I agree with most of what you are saying. However, including guaranteed appointment and retirement aren’t the problems. When you have spent your ministry faithfully serving small churches that can only afford minimum salary that is equal to the poverty level for a family of four, live in a parsonage for years and have no chance to build equity in a home, our guaranteed retirement is the only thing keeping a retired pastor going. Most of us have not spent our ministries in large churches with large salaries. The moves are more frequent in small churches which means multiple schools for our children without the benefits of lasting friendships and graduating from school with strangers. Despite this we have served faithfully and joyfully. Our children may see our ministries differently however. My heart hurts for what my children have have to endured through this process.
What a mess!
You really think that having MORE people know what is in the Book of Resolutions will increase support for the denomination’s mission??? Considering some of the stuff that is truly off the wall or at best disconnected from the people in the pews, I doubt it.
House’s proposal actually seems to be a way to highlight the brightspots and help more churches to become brightspots rather than just keep doing what we have been doing and expecting something to change. Our agencies spend a LOT of time focused on the institutional needs of a few.
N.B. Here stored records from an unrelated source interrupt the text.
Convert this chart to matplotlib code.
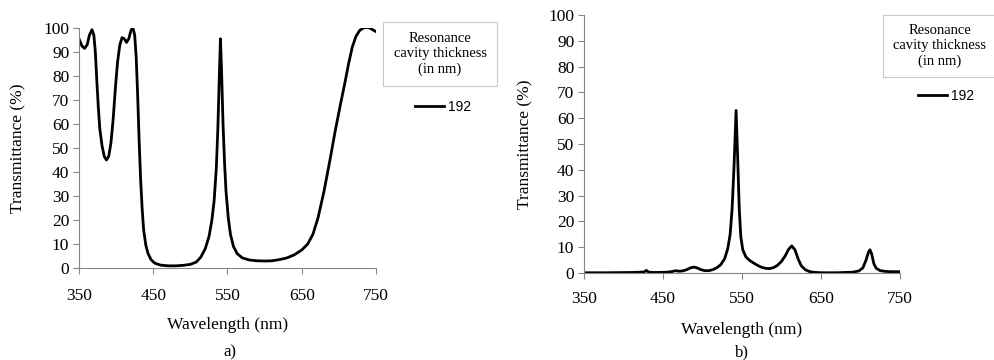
import matplotlib
matplotlib.use("Agg")
import matplotlib.pyplot as plt
from matplotlib.patches import Rectangle

# panel a) transmittance, cavity 192 nm
wl_a = [350, 354, 357.5, 361, 364, 367.5, 370, 372, 374, 376, 378, 381, 384, 387, 390,
        393, 396, 399, 402, 405, 408, 411, 414, 417, 420, 422.5, 425, 427, 429, 431,
        433, 435, 437, 440, 443, 447, 452, 460, 470, 480, 490, 500, 508, 514, 520,
        525, 529, 532, 535, 537, 539, 540.5, 542, 544, 546, 548, 551, 554, 558, 563,
        570, 580, 590, 600, 610, 620, 630, 640, 650, 658, 665, 672, 680, 688, 695,
        702, 708, 713, 718, 723, 728, 733, 738, 743, 747, 750]
tr_a = [95.5, 92.5, 91.5, 93, 97, 99.3, 97, 90, 78, 67, 58, 51, 46.5, 45, 46.5,
        52, 62, 75, 86, 93, 96, 95.5, 94, 95.5, 99, 100.3, 97, 88, 72, 53,
        37, 25, 16, 9.5, 6, 3.5, 2, 1.2, 0.9, 0.9, 1.1, 1.5, 2.5, 4.5, 8,
        13, 20, 28, 42, 58, 80, 95.5, 82, 60, 44, 32, 21, 14, 9, 6,
        4.2, 3.3, 3, 2.9, 3, 3.5, 4.2, 5.5, 7.5, 10, 14, 21, 32, 45, 57,
        68, 77, 85, 92, 96.5, 99, 100, 100.3, 99.8, 99, 98.5]

# panel b)
wl_b = [350, 380, 410, 420, 426, 429, 432, 440, 455, 462, 466, 470, 475, 480, 485,
        489, 493, 498, 503, 508, 513, 518, 523, 528, 532, 535, 537.5, 540, 542.5, 544.5,
        546.5, 548.5, 551, 555, 560, 565, 570, 575, 580, 585, 590, 595, 600, 605, 609,
        613, 617, 621, 625, 630, 635, 640, 650, 670, 690, 698, 703, 707, 710, 712,
        714, 717, 720, 725, 732, 740, 750]
tr_b = [0.1, 0.1, 0.2, 0.3, 0.4, 1.0, 0.3, 0.2, 0.3, 0.6, 0.9, 0.7, 0.8, 1.3, 2.0,
        2.3, 2.0, 1.3, 0.9, 0.9, 1.3, 2.0, 3.2, 5.5, 9.5, 15, 25, 42, 63, 45,
        25, 14, 9, 6.2, 4.8, 3.8, 2.9, 2.2, 1.8, 1.7, 2.1, 3.0, 4.5, 6.8, 9.2,
        10.5, 9, 5.5, 2.8, 1.3, 0.6, 0.3, 0.1, 0.1, 0.3, 0.8, 2, 5, 8, 9,
        7.5, 3.5, 1.8, 0.9, 0.6, 0.5, 0.5]

xticks = [350, 450, 550, 650, 750]
yticks = list(range(0, 101, 10))
legend_title = "Resonance\ncavity thickness\n(in nm)"
series_name = "192"
panel_tags = ["a)", "b)"]

W, H = 995, 360
fig = plt.figure(figsize=(W / 100, H / 100), dpi=100)
serif = "Liberation Serif"
grey = "#868686"


def fx(px):
    return px / W


def fy(py):
    return 1 - py / H


def panel(rect, wl, tr, box, entry, tag, ylab_x, xtick_y, xlab_y):
    # rect in pixels: left, top, right, bottom
    l, t, r, b = rect
    ax = fig.add_axes([fx(l), fy(b), fx(r - l), (b - t) / H])
    ax.plot(wl, tr, color="black", lw=2, label=series_name)
    ax.set_xlim(350, 750)
    ax.set_ylim(0, 100)
    ax.set_xticks(xticks)
    ax.set_yticks(yticks)
    for s in ["top", "right"]:
        ax.spines[s].set_visible(False)
    for s in ["left", "bottom"]:
        ax.spines[s].set_color(grey)
    ax.tick_params(color=grey, length=4, direction="out", labelsize=12.5, pad=3)
    ax.tick_params(axis="x", pad=((xtick_y - b) - 7) * 0.72 - 4)
    for lbl in ax.get_xticklabels() + ax.get_yticklabels():
        lbl.set_fontfamily(serif)
    ax.set_xlabel("Wavelength (nm)", fontsize=12.5, family=serif, va="center")
    ax.xaxis.set_label_coords(0.5, -(xlab_y - b) / (b - t))
    ax.set_ylabel("Transmittance (%)", fontsize=12.5, family=serif, va="center")
    ax.yaxis.set_label_coords(-(l - ylab_x) / (r - l), 0.5)

    # legend title box
    bl, bt, br, bb = box
    fig.patches.append(Rectangle((fx(bl), fy(bb)), fx(br - bl), (bb - bt) / H,
                                 transform=fig.transFigure, fill=False,
                                 edgecolor="#c8c8c8", lw=0.8))
    fig.text(fx(bl + 57), fy((bt + bb) / 2), legend_title, ha="center", va="center",
             fontsize=10.5, family=serif, linespacing=1.25)
    ax.legend(loc="center left", bbox_to_anchor=(fx(entry[0]), fy(entry[1])),
              bbox_transform=fig.transFigure, frameon=False, handlelength=2.1,
              handletextpad=0.3, borderpad=0, borderaxespad=0,
              prop={"family": "Liberation Sans", "size": 10})
    fig.text(fx(tag[0]), fy(tag[1]), tag[2], ha="center", va="center",
             fontsize=12, family=serif)
    return ax


panel((79, 28, 376, 268), wl_a, tr_a, (383, 22, 497, 86), (415, 107),
      (230, 352, panel_tags[0]), 18, 295, 325)
panel((584, 15, 900, 273), wl_b, tr_b, (883, 15, 1000, 77), (918, 96),
      (742, 352, panel_tags[1]), 525, 298, 330)

fig.savefig("out.png", dpi=100)
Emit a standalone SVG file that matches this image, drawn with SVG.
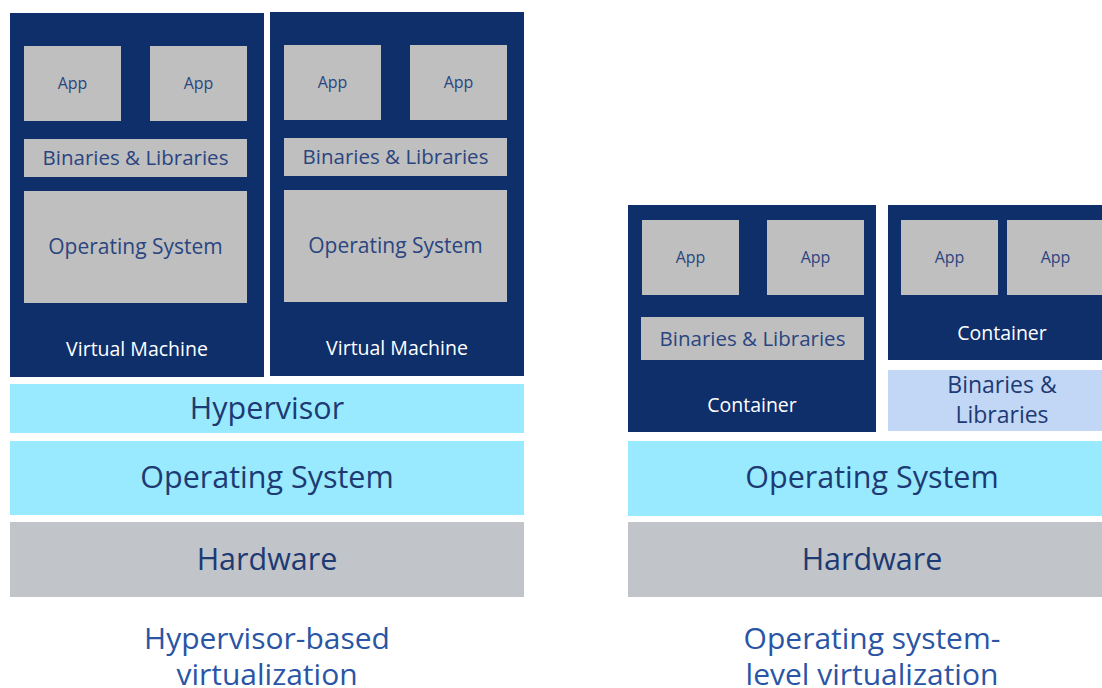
<svg xmlns="http://www.w3.org/2000/svg" width="1102" height="688" viewBox="0 0 1102 688">
  <style>
    text { font-family: "Open Sans", "Noto Sans", sans-serif; text-anchor: middle; }
    .navy { fill: #0f2f6b; }
    .grey { fill: #bfbfbf; }
    .cyan { fill: #99eaff; }
    .hw { fill: #c1c4c9; }
    .pale { fill: #c2d6f5; }
    .t-app { font-size: 16px; fill: #2a4580; }
    .t-in { font-size: 20.5px; fill: #2a4580; }
    .t-os { font-size: 21px; fill: #2a4580; }
    .t-white { font-size: 19.5px; fill: #ffffff; }
    .t-layer { font-size: 30.5px; fill: #1d3a73; }
    .t-pale { font-size: 23px; fill: #1d3a73; }
    .t-title { font-size: 30px; fill: #2a55a5; }
  </style>

  <rect width="1102" height="688" fill="#ffffff"/>

  <!-- Hypervisor-based stack -->
  <g id="vm1">
    <rect class="navy" x="10" y="13" width="254" height="364"/>
    <rect class="grey" x="24" y="46" width="97" height="75"/>
    <text class="t-app" x="72.5" y="89">App</text>
    <rect class="grey" x="150" y="46" width="97" height="75"/>
    <text class="t-app" x="198.5" y="89">App</text>
    <rect class="grey" x="24" y="139" width="223" height="38"/>
    <text class="t-in" x="135.5" y="165">Binaries &amp; Libraries</text>
    <rect class="grey" x="24" y="191" width="223" height="112"/>
    <text class="t-os" x="135.5" y="254">Operating System</text>
    <text class="t-white" x="137" y="356">Virtual Machine</text>
  </g>

  <g id="vm2">
    <rect class="navy" x="270" y="12" width="254" height="364"/>
    <rect class="grey" x="284" y="45" width="97" height="75"/>
    <text class="t-app" x="332.5" y="88">App</text>
    <rect class="grey" x="410" y="45" width="97" height="75"/>
    <text class="t-app" x="458.5" y="88">App</text>
    <rect class="grey" x="284" y="138" width="223" height="38"/>
    <text class="t-in" x="395.5" y="164">Binaries &amp; Libraries</text>
    <rect class="grey" x="284" y="190" width="223" height="112"/>
    <text class="t-os" x="395.5" y="253">Operating System</text>
    <text class="t-white" x="397" y="355">Virtual Machine</text>
  </g>

  <g id="hypervisor">
    <rect class="cyan" x="10" y="384" width="514" height="49"/>
    <text class="t-layer" x="267" y="419">Hypervisor</text>
  </g>

  <g id="host-os-left">
    <rect class="cyan" x="10" y="441" width="514" height="74"/>
    <text class="t-layer" x="267" y="488">Operating System</text>
  </g>

  <g id="hardware-left">
    <rect class="hw" x="10" y="522" width="514" height="75"/>
    <text class="t-layer" x="267" y="570">Hardware</text>
  </g>

  <g id="title-left">
    <text class="t-title" x="267" y="649">Hypervisor-based</text>
    <text class="t-title" x="267" y="685">virtualization</text>
  </g>

  <!-- Operating system-level stack -->
  <g id="container1">
    <rect class="navy" x="628" y="205" width="248" height="227"/>
    <rect class="grey" x="642" y="220" width="97" height="75"/>
    <text class="t-app" x="690.5" y="263">App</text>
    <rect class="grey" x="767" y="220" width="97" height="75"/>
    <text class="t-app" x="815.5" y="263">App</text>
    <rect class="grey" x="641" y="317" width="223" height="43"/>
    <text class="t-in" x="752.5" y="345.5">Binaries &amp; Libraries</text>
    <text class="t-white" x="752" y="412">Container</text>
  </g>

  <g id="container2">
    <rect class="navy" x="888" y="205" width="228" height="155"/>
    <rect class="grey" x="901" y="220" width="97" height="75"/>
    <text class="t-app" x="949.5" y="263">App</text>
    <rect class="grey" x="1007" y="220" width="97" height="75"/>
    <text class="t-app" x="1055.5" y="263">App</text>
    <text class="t-white" x="1002" y="340">Container</text>
  </g>

  <g id="shared-libs">
    <rect class="pale" x="888" y="370" width="228" height="61"/>
    <text class="t-pale" x="1002" y="393">Binaries &amp;</text>
    <text class="t-pale" x="1002" y="423">Libraries</text>
  </g>

  <g id="host-os-right">
    <rect class="cyan" x="628" y="441" width="488" height="75"/>
    <text class="t-layer" x="872" y="488">Operating System</text>
  </g>

  <g id="hardware-right">
    <rect class="hw" x="628" y="522" width="488" height="75"/>
    <text class="t-layer" x="872" y="570">Hardware</text>
  </g>

  <g id="title-right">
    <text class="t-title" x="872" y="649">Operating system-</text>
    <text class="t-title" x="872" y="685">level virtualization</text>
  </g>

  <!-- stacked layers only; no connectors -->
  <g id="connectors"/>
</svg>
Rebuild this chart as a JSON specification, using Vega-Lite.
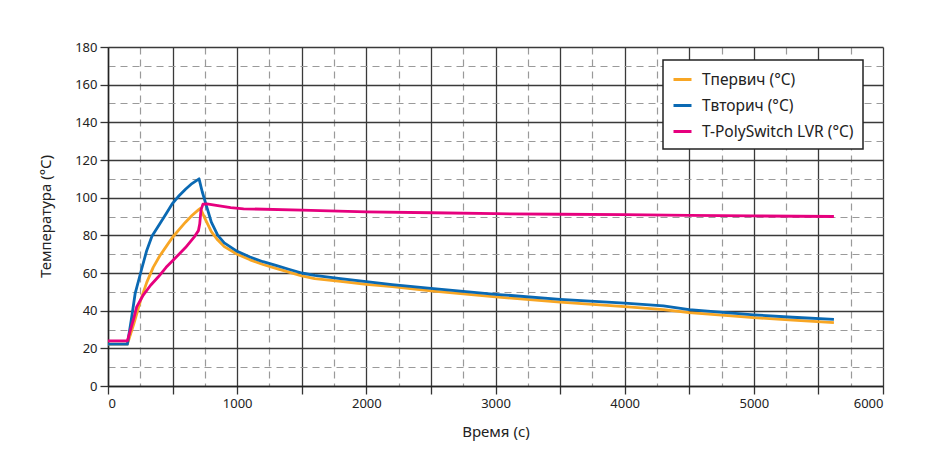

Finally, I am distressed at the short shrift you continue to give to the need for “nurture.” While the consumer-based mentality can be a problem, people should feel nurtured and supported on their faith journey otherwise how are they bringing new people to their faith community?
I never say that nurture isn’t important, but it is not an end in itself, and our over-fixation on inward focus and care of self has not, and does not, serve us well. When nurture became our focus in the 1910s and 1970s, it heralded the beginning of decline and decrease. We got “social” again during the depression and the civic connections the church launched are still at the core of much mission and outreach of the church. Subsequent recessions and post-911 didn’t get us outward focused, but merely made us more self-focused, hence the continued decline of evangelism, missions and social justice. It is only when our denomination(s) have gotten out of the building that our church has grown. It is one of the things that made Methodism, and the Evangelical Association in particular, a powerful movement — nurture exists for the purpose of equipping and supporting people to serve others.